Grund der Einführung ist auf Grund der starken Vernetzung die Schaffung von einheitlichen Vorschriften und Regularien zur Stärkung der IKT-Sicherheit hinsichtlich der digitalen Betriebsstabilität im Finanzdienstleistungswesen.
Betroffen sind alle Unternehmen, die im IT-Prozess bei der Vermittlung von Finanz- und Versicherungsprodukten mitwirken. Also Banken, Versicherungen, Wertpapierfirmen, Vermögensberater, Versicherungsvermittler, Pools, branchennahe und branchenfremde iTK-Drittanbieter wie Tarfivergleicher und Cloud- und Zahlungs-Dienstleister.

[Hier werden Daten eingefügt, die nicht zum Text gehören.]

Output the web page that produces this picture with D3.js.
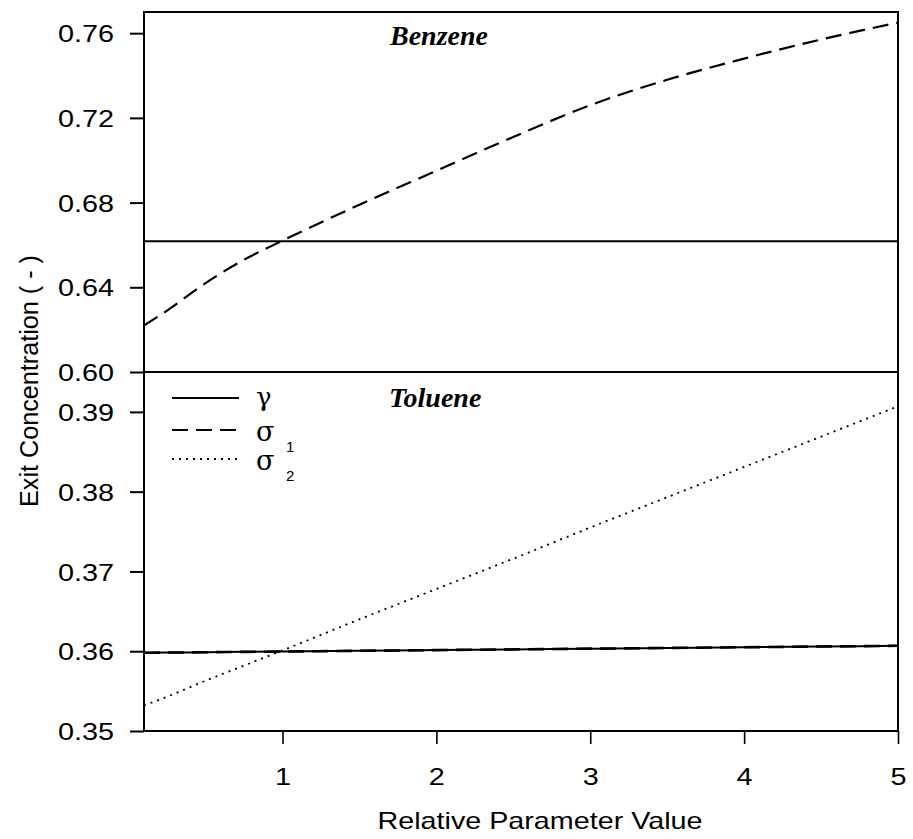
<!DOCTYPE html>
<html>
<head>
<meta charset="utf-8">
<script src="https://cdn.jsdelivr.net/npm/d3@7"></script>
<style>
  body { margin: 0; background: #fff; }
  svg { display: block; }
  text { font-family: "Liberation Sans", Arial, Helvetica, sans-serif; fill: #000; }
</style>
</head>
<body>
<svg id="chart" width="913" height="839"></svg>
<script>
// ---- data ----
const xValues = [0.1, 0.25, 0.5, 0.75, 1, 1.5, 2, 2.5, 3, 3.5, 4, 4.5, 5];
const benzeneGamma  = [0.6618, 0.6618, 0.6618, 0.6618, 0.6618, 0.6618, 0.6618, 0.6618, 0.6618, 0.6618, 0.6618, 0.6618, 0.6618];
const benzeneSigma1 = [0.622, 0.629, 0.642, 0.653, 0.662, 0.679, 0.695, 0.711, 0.726, 0.738, 0.748, 0.757, 0.765];
const tolueneGamma  = [0.35980, 0.35983, 0.35987, 0.35992, 0.35996, 0.36005, 0.36014, 0.36023, 0.36032, 0.36041, 0.36050, 0.36059, 0.36068];
const tolueneSigma1 = [0.35980, 0.35983, 0.35987, 0.35992, 0.35996, 0.36005, 0.36014, 0.36023, 0.36032, 0.36041, 0.36050, 0.36059, 0.36068];
const tolueneSigma2 = [0.3532, 0.3543, 0.3563, 0.3582, 0.3601, 0.3640, 0.3678, 0.3716, 0.3755, 0.3793, 0.3831, 0.3869, 0.3907];
const xTicks = [1, 2, 3, 4, 5];
const benzeneTicks = [0.60, 0.64, 0.68, 0.72, 0.76];
const tolueneTicks = [0.35, 0.36, 0.37, 0.38, 0.39];
const panelLabels = ["Benzene", "Toluene"];
const xTitle = "Relative Parameter Value";
const yTitle = "Exit  Concentration ( - )";

// ---- layout ----
const L = 144, R = 898, T = 12, MID = 372, B = 731;
const svg = d3.select("#chart");

const x = d3.scaleLinear().domain([0.1, 5]).range([L, R]);
const yTop = d3.scaleLinear().domain([0.60, 0.77]).range([MID, T]);
const yBot = d3.scaleLinear().domain([0.35, 0.395]).range([B, MID]);

function stretch(sel, f) {
  sel.each(function () {
    const w = this.getComputedTextLength();
    d3.select(this).attr("textLength", w * f).attr("lengthAdjust", "spacingAndGlyphs");
  });
}

// y axes
function yAxis(scale, ticks, fmt) {
  const g = svg.append("g").attr("transform", `translate(${L},0)`)
    .call(d3.axisLeft(scale).tickValues(ticks).tickFormat(d3.format(fmt)).tickSize(14).tickPadding(16));
  g.select(".domain").remove();
  g.selectAll(".tick line").attr("stroke", "#000").attr("stroke-width", 2);
  g.selectAll(".tick text").attr("font-size", 24).attr("dy", "0.36em")
    .style("font-family", '"Liberation Sans", Arial, sans-serif');
  stretch(g.selectAll(".tick text"), 1.2);
  return g;
}
yAxis(yTop, benzeneTicks, ".2f");
yAxis(yBot, tolueneTicks, ".2f");

// x axis
const gx = svg.append("g").attr("transform", `translate(0,${B})`)
  .call(d3.axisBottom(x).tickValues(xTicks).tickFormat(d3.format("d")).tickSize(13).tickPadding(24));
gx.select(".domain").remove();
gx.selectAll(".tick line").attr("stroke", "#000").attr("stroke-width", 1.6);
gx.selectAll(".tick text").attr("font-size", 24)
  .style("font-family", '"Liberation Sans", Arial, sans-serif');
stretch(gx.selectAll(".tick text"), 1.2);

// frame
svg.append("rect").attr("x", L).attr("y", T).attr("width", R - L).attr("height", B - T)
  .attr("fill", "none").attr("stroke", "#000").attr("stroke-width", 2);
svg.append("line").attr("x1", L).attr("x2", R).attr("y1", MID).attr("y2", MID)
  .attr("stroke", "#000").attr("stroke-width", 2);

// lines
function drawLine(vals, yScale, dash, width) {
  const line = d3.line().x((d, i) => x(xValues[i])).y(d => yScale(d)).curve(d3.curveMonotoneX);
  svg.append("path").datum(vals).attr("d", line)
    .attr("fill", "none").attr("stroke", "#000").attr("stroke-width", width)
    .attr("stroke-dasharray", dash);
}
drawLine(benzeneGamma, yTop, null, 2);
drawLine(benzeneSigma1, yTop, "16,8", 2.2);
drawLine(tolueneGamma, yBot, null, 2);
drawLine(tolueneSigma1, yBot, "16,8", 2.6);
drawLine(tolueneSigma2, yBot, "2,5", 1.8);

// panel labels
svg.append("text").attr("x", 390).attr("y", 45).text(panelLabels[0])
  .style("font-family", '"Liberation Serif", "Times New Roman", serif')
  .attr("font-weight", "bold").attr("font-style", "italic").attr("font-size", 28);
svg.append("text").attr("x", 389).attr("y", 407).text(panelLabels[1])
  .style("font-family", '"Liberation Serif", "Times New Roman", serif')
  .attr("font-weight", "bold").attr("font-style", "italic").attr("font-size", 28);

// legend
const leg = [
  { y: 398, dash: null, sym: "γ", sub: "", sz: 26, dy: 8 },
  { y: 430, dash: "16,8", sym: "σ", sub: "1", sz: 27, dy: 11 },
  { y: 459, dash: "2,5", sym: "σ", sub: "2", sz: 27, dy: 11 }
];
leg.forEach(d => {
  svg.append("line").attr("x1", 172).attr("x2", 239).attr("y1", d.y).attr("y2", d.y)
    .attr("stroke", "#000").attr("stroke-width", d.dash === "2,5" ? 1.8 : 2)
    .attr("stroke-dasharray", d.dash);
  svg.append("text").attr("x", 256).attr("y", d.y + d.dy).text(d.sym)
    .style("font-family", '"DejaVu Serif", "Liberation Serif", serif')
    .attr("font-size", d.sz);
  if (d.sub) {
    svg.append("text").attr("x", 286).attr("y", d.y + 22).text(d.sub)
      .attr("font-size", 15);
  }
});

// axis titles
const xt = svg.append("text").attr("x", 540).attr("y", 829).attr("text-anchor", "middle")
  .attr("font-size", 24).text(xTitle);
xt.attr("textLength", 325).attr("lengthAdjust", "spacingAndGlyphs");

const yt = svg.append("text").attr("transform", "translate(38,381) rotate(-90)")
  .attr("text-anchor", "middle").attr("font-size", 25).text(yTitle);
yt.attr("textLength", 252).attr("lengthAdjust", "spacingAndGlyphs");
</script>
</body>
</html>
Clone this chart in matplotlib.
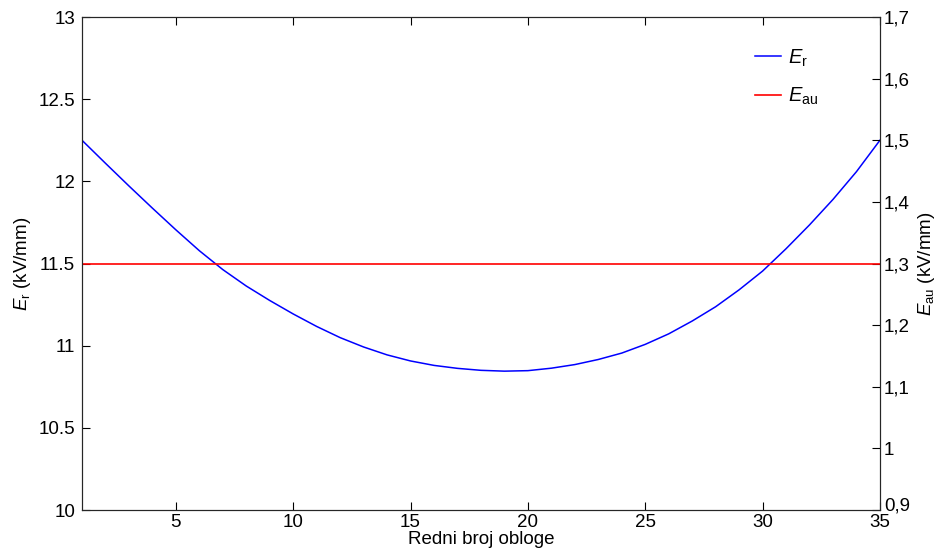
import matplotlib
matplotlib.use("Agg")
import matplotlib.pyplot as plt
import matplotlib.transforms as mtransforms
import numpy as np

plt.rcParams['font.family'] = ['Liberation Sans', 'DejaVu Sans']
plt.rcParams['mathtext.fontset'] = 'custom'
plt.rcParams['mathtext.rm'] = 'Liberation Sans'
plt.rcParams['mathtext.it'] = 'Liberation Sans:italic'

# redni broj obloge
obloge = list(range(1, 36))
# E_r (kV/mm)
E_r = [12.25, 12.11, 11.972, 11.837, 11.705, 11.578, 11.463, 11.363, 11.275, 11.193,
       11.117, 11.049, 10.992, 10.944, 10.907, 10.88, 10.862, 10.85, 10.845, 10.848,
       10.863, 10.885, 10.916, 10.955, 11.008, 11.072, 11.15, 11.237, 11.34, 11.454,
       11.59, 11.735, 11.89, 12.059, 12.25]
# E_au (kV/mm), constant
E_au = [1.3] * len(obloge)

left_ticks = [10, 10.5, 11, 11.5, 12, 12.5, 13]
right_ticks = [0.9, 1.0, 1.1, 1.2, 1.3, 1.4, 1.5, 1.6, 1.7]
x_ticks = [5, 10, 15, 20, 25, 30, 35]

FS = 13.5


def fmt_comma(v):
	s = "%.1f" % v
	if s.endswith(".0"):
		s = s[:-2]
	return s.replace(".", ",")


fig = plt.figure(figsize=(9.38, 5.54), dpi=100)
ax = fig.add_axes([0.0874, 0.0794, 0.8507, 0.8899])
ax2 = ax.twinx()

l1, = ax.plot(obloge, E_r, color=(0, 0, 1), lw=1.1)
l2, = ax2.plot(obloge, E_au, color=(1, 0, 0), lw=1.2)

ax.set_xlim(1, 35)
ax.set_ylim(10, 13)
ax2.set_ylim(0.9, 1.7)

ax.set_xticks(x_ticks)
ax.set_yticks(left_ticks)
ax.set_yticklabels([("%g" % v) for v in left_ticks])
ax2.set_yticks(right_ticks)
ax2.set_yticklabels([fmt_comma(v) for v in right_ticks])

ax.tick_params(axis='x', direction='in', length=6, width=0.8, labelsize=FS, top=True, pad=3)
ax.tick_params(axis='y', direction='in', length=6, width=0.8, labelsize=FS, right=False, pad=5)
ax2.tick_params(axis='y', direction='in', length=6, width=0.8, labelsize=FS, pad=3)

# nudge the lowest right label up a bit so it doesn't sit on top of "35"
lab = ax2.get_yticklabels()[0]
lab.set_transform(lab.get_transform() + mtransforms.ScaledTranslation(0, 4 / 72, fig.dpi_scale_trans))

for a in (ax, ax2):
	for sp in a.spines.values():
		sp.set_linewidth(0.8)
		sp.set_color('#262626')

ax.set_xlabel("Redni broj obloge", fontsize=FS, labelpad=0)
ax.set_ylabel(r"$E_\mathrm{r}$ (kV/mm)", fontsize=FS, labelpad=4)
ax2.set_ylabel(r"$E_\mathrm{au}$ (kV/mm)", fontsize=FS, rotation=90, labelpad=4)

leg = ax.legend([l1, l2], [r"$E_\mathrm{r}$", r"$E_\mathrm{au}$"], loc='upper right',
	bbox_to_anchor=(0.945, 0.975), frameon=False, fontsize=14.5, handlelength=1.3,
	handletextpad=0.35, labelspacing=0.85)

fig.savefig("out.png", dpi=100)
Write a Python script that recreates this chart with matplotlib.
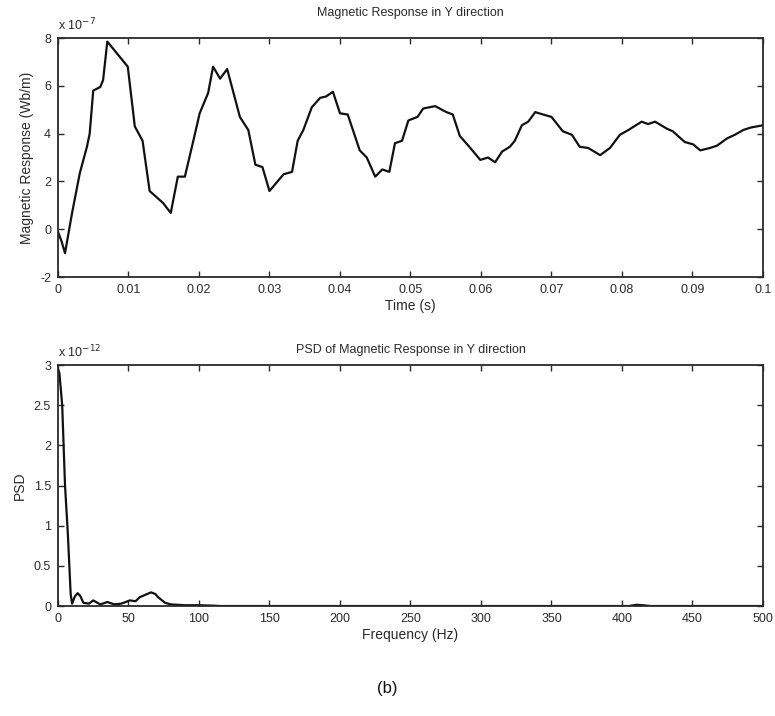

Umzusetzen wären aus praktischer Sicht die Herstellung einer IT-Sicherheit nach Stand-der-Technik, Maßnahmen zur Stabilität und Wiederherstellung, Überwachung des Gefahrenpotenzials, Meldewesen und Notfallmanagement.
Inkrafttreten würde der Rechtsakt spätestens 2025, vermutlich aber eher schon in 2023. Also die Panik lieber nicht auf DORA verschwenden, sondern auf das möglicherweise noch unsichere eigene IT-System.
Überwachung erfolgt durch die Finanzaufsichtsbehörden. Es ist bei Verletzung der Vorschriften ein Bußgeld bis zu einer Höhe von 1% des Jahresumsatzes vorgesehen.

Fazit

DORA kommt, wer aber schon heute die „ganz normalen“ IT-Sicherheits- und Betriebsanforderungen nach Stand-der-Technik aus Eigennutz erfüllt, wird keine Schwierigkeiten haben. Und für alle anderen: der Countdown bis zum schwerwiegenden Cyber-Angriff tickt, unabhängig von DORA.
DORA wird Auswirkungen auf das „Miteinander“ in IT-Prozessen der Lieferkette vom Kunden bis zum Produktgeber haben. Sich heute schon darauf vorzubereiten spart Hektik, Ressourcen und zeugt das gewisse Maß an Professionalität.
Das beste zukünftige Asset des Versicherungsmaklers ist Vertrauen – hart erarbeitet aber völlig leichtfertig mit mangelhafter IT auf’s Spiel gesetzt.